Smart Manufacturing: Enterprise Real-Time, Networked Data, Information & Action
Professor Jim Davis of UCLA will be speaking to the CSR local section of AIChE about Smart Manufacturing. The meeting will be held Monday, March 10 at 6:00 pm at Carrabba's Italian Grill in Augusta. Dinner cost will be $25 for professionals and $5 for students. Please notify James Laurinat at James.Laurinat@srnl.doe.gov if you plan to attend.

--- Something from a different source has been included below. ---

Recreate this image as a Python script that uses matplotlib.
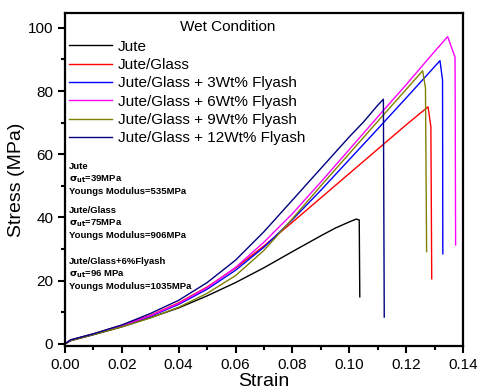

Smart Manufacturing is the sophisticated practice of generating and orchestrating the use of data-driven manufacturing intelligence using multiple real-time SM Systems broadly deployed throughout all operating layers (i.e. control, automation, maintenance/reliability, trade-off decisions, operations, logistics, risk, business management, etc.) across the entire factory and supply chain. SM integrates network-based data and information that comprises the real-time understanding, reasoning, design, planning and management of all aspects of the manufacturing and supply chain enterprise, i.e. manufacturing intelligence. SM is achieved through extensive, comprehensive and orchestrated use of advanced sensor-based data analytics, modeling and simulation, and integrated performance metrics constructed for real-time action. Manufacturing intelligence takes the form of (1) a much deeper behavioral understanding of the manufacturing process through modeling and analysis, (2) new capacity to observe and take action on integrated patterns of operation through networked data, information, analytics, and metrics, (3) new insights for manufacturing innovation through a broader base of innovators, and (4) a significantly greater ability to reuse and repurpose integrated practice through shared infrastructure. Shared infrastructure comprises an open-architecture, and precompetitive software development and management environment that integrate the components required to assemble customized systems on a common, standards-based deployment infrastructure. At its technical core, the infrastructure supports systems that can define what data is collected and shared, how computationally-generated results can interface with operating equipment and automation infrastructures, and how results are displayed in an actionable form to operators, engineers, and managers. Implementation is underway as well as the development of next phase R & D requirements. The effort is guided by the Smart Manufacturing Leadership Coalition, which is comprised of industry, university, provider, consortia and agency members.